Together, these applications show why Silva Cell is well suited for complex urban redevelopment: it creates meaningful soil volume beneath hardscape, helping designers place trees where they are most valuable, even in constrained, heavily used, and highly engineered public spaces.




The Wharf was designed as more than a collection of buildings along the water — it was envisioned as a complete public realm, reconnecting Washington DC to the Southwest Waterfront through streets, plazas, parks, and open spaces that invite people toward the water. Green space and ecological function were central to that vision, with parks, planted areas, stormwater management, green roofs, waterfront habitat, and shaded pedestrian spaces helping make the district more comfortable, resilient, and environmentally responsive. In a dense urban waterfront setting, this kind of landscape performance depends not only on what is visible above ground, but also on the hidden infrastructure that allows trees and planted spaces to succeed over time.

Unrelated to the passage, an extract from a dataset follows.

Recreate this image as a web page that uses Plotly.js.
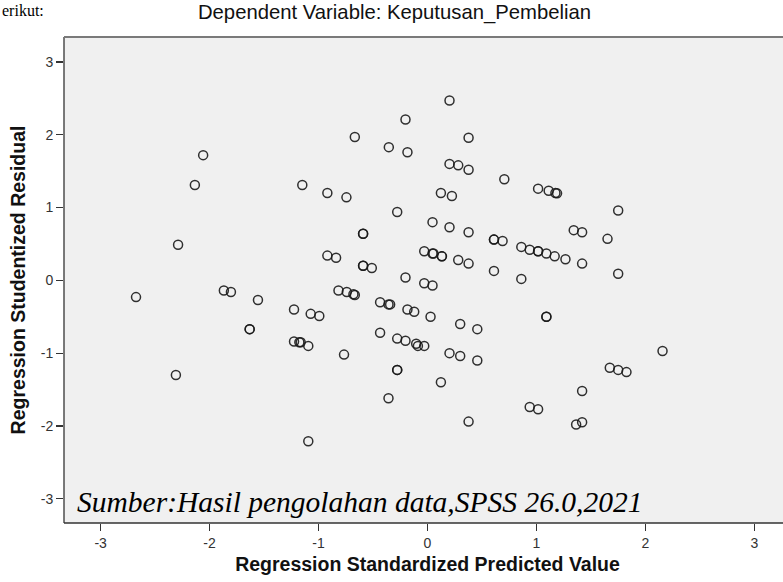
<!DOCTYPE html>
<html>
<head>
<meta charset="utf-8">
<script src="https://cdn.plot.ly/plotly-3.0.1.min.js"></script>
<style>
html,body{margin:0;padding:0;overflow:hidden;background:#fff;width:783px;height:582px;}
#chart{width:800px;height:582px;}
</style>
</head>
<body>
<div id="chart"></div>
<script>
// Regression Standardized Predicted Value (x) and Studentized Residual (y)
const predicted = [
 -0.202,-0.667,-0.355,-0.184,-2.059,-2.135,-1.149,-0.919,-0.744,-0.278,
 -0.591,-0.591,-2.289,-0.919,-0.839,-0.591,-0.591,-0.511,-0.202,
 0.202,0.377,0.202,0.282,0.377,0.705,1.015,1.112,1.174,1.189,0.123,0.224,
 1.750,0.046,0.202,0.377,1.342,1.419,0.610,0.610,0.689,1.652,
 -0.030,0.046,0.055,0.132,0.132,0.282,0.377,0.861,0.938,1.015,1.015,
 1.091,1.167,1.266,1.419,1.750,0.610,0.861,-0.030,0.046,
 -2.675,-1.869,-1.804,-1.556,-1.632,-1.632,-2.309,-1.225,-1.072,-0.993,
 -1.225,-1.176,-1.164,-1.094,-0.766,-1.094,-0.817,-0.741,-0.680,-0.667,
 -0.435,-0.358,-0.343,-0.184,-0.122,-0.435,-0.278,-0.202,-0.104,-0.088,
 -0.030,-0.278,-0.278,-0.358,0.028,0.300,0.457,1.091,1.091,0.202,0.300,
 0.457,0.123,0.377,0.938,1.015,1.419,1.364,1.419,1.673,1.750,1.826,2.157
];
const residual = [
 2.21,1.97,1.83,1.76,1.72,1.31,1.31,1.20,1.14,0.94,
 0.64,0.64,0.49,0.34,0.31,0.20,0.20,0.17,0.04,
 2.47,1.96,1.60,1.58,1.52,1.39,1.26,1.23,1.20,1.195,1.20,1.16,
 0.96,0.80,0.73,0.66,0.69,0.66,0.56,0.56,0.54,0.57,
 0.40,0.37,0.37,0.33,0.33,0.28,0.23,0.46,0.42,0.40,0.40,
 0.37,0.33,0.29,0.23,0.09,0.13,0.02,-0.04,-0.07,
 -0.23,-0.14,-0.16,-0.27,-0.67,-0.67,-1.30,-0.40,-0.46,-0.49,
 -0.84,-0.85,-0.85,-0.90,-1.02,-2.21,-0.14,-0.16,-0.19,-0.20,
 -0.30,-0.33,-0.33,-0.40,-0.43,-0.72,-0.80,-0.83,-0.87,-0.90,
 -0.90,-1.23,-1.23,-1.62,-0.50,-0.60,-0.67,-0.50,-0.50,-1.00,-1.04,
 -1.10,-1.40,-1.94,-1.74,-1.77,-1.52,-1.98,-1.95,-1.20,-1.23,-1.26,-0.97
];
const tickVals = [-3,-2,-1,0,1,2,3];
const tickText = ["-3","-2","-1","0","1","2","3"];

const trace = {
  x: predicted, y: residual, type: 'scatter', mode: 'markers',
  marker: {symbol: 'circle-open', size: 9, color: 'rgba(25,25,25,0.9)', line: {width: 1.5, color: 'rgba(25,25,25,0.9)'}},
  hoverinfo: 'skip'
};

const sans = 'Liberation Sans, Arial, sans-serif';
const tickFont = {family: sans, size: 14, color: '#333'};
const layout = {
  width: 800, height: 582,
  margin: {l: 64, r: 9, t: 37, b: 59, pad: 0},
  paper_bgcolor: '#ffffff', plot_bgcolor: '#f0f0f0',
  showlegend: false,
  title: {text: 'Dependent Variable: Keputusan_Pembelian', font: {family: sans, size: 20.3, color: '#111'},
          xref: 'container', x: 394.5/800, xanchor: 'center', yref: 'container', y: 1 - 12/582, yanchor: 'middle'},
  xaxis: {range: [-3.336, 3.336], tickvals: tickVals, ticktext: tickText, ticks: 'outside', ticklen: 7, tickwidth: 1.3, tickcolor: '#333',
          showgrid: false, zeroline: false, showline: false, tickfont: tickFont,
          title: {text: 'Regression Standardized Predicted Value', font: {family: sans, size: 19.5, color: '#111', weight: 'bold'}, standoff: 7}},
  yaxis: {range: [-3.333, 3.343], tickvals: tickVals, ticktext: tickText, ticks: 'outside', ticklen: 7, tickwidth: 1.3, tickcolor: '#333',
          showgrid: false, zeroline: false, showline: false, tickfont: tickFont,
          title: {text: 'Regression Studentized Residual', font: {family: sans, size: 19.5, color: '#111', weight: 'bold'}, standoff: 9}},
  shapes: [
    {type: 'line', xref: 'paper', yref: 'paper', x0: 0, x1: 0, y0: 0, y1: 1, line: {color: '#333', width: 1.3}},
    {type: 'line', xref: 'paper', yref: 'paper', x0: 0, x1: 1, y0: 0, y1: 0, line: {color: '#333', width: 1.3}},
    {type: 'line', xref: 'paper', yref: 'paper', x0: 0, x1: 1, y0: 1, y1: 1, line: {color: '#7a7a7a', width: 2}}
  ],
  annotations: [
    {text: 'Sumber:Hasil pengolahan data,SPSS 26.0,2021', xref: 'x', yref: 'y', x: -3.238, y: -3.04, xanchor: 'left', yanchor: 'middle',
     showarrow: false, font: {family: 'Liberation Serif, Times New Roman, serif', size: 29.5, color: '#000', style: 'italic'}},
    {text: 'erikut:', xref: 'paper', yref: 'paper', x: -64/727, y: 1 + 37/486, xanchor: 'left', yanchor: 'top',
     showarrow: false, font: {family: 'Liberation Serif, Times New Roman, serif', size: 16, color: '#000'}}
  ]
};

Plotly.newPlot('chart', [trace], layout, {displayModeBar: false, staticPlot: true});
</script>
</body>
</html>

Waterfront districts are some of the most valuable (and demanding) public spaces in cities. They must handle heavy pedestrian activity, transportation needs, major development pressure, stormwater challenges, exposure, heat, wind, and the long-term resilience demands of a changing climate. At The Wharf, green space is part of how the district responds to those challenges: trees, planted areas, parks, and ecological systems help make the waterfront more comfortable, more inviting, and more resilient.
The Wharf shows how urban waterfronts can be remade as places where development, public access, mobility, ecology, and landscape all work together. Silva Cell thrives in this kind of environment by helping create tough, hidden green infrastructure: the below-ground support that allows trees to grow in the hardscape-heavy conditions where their benefits are needed most.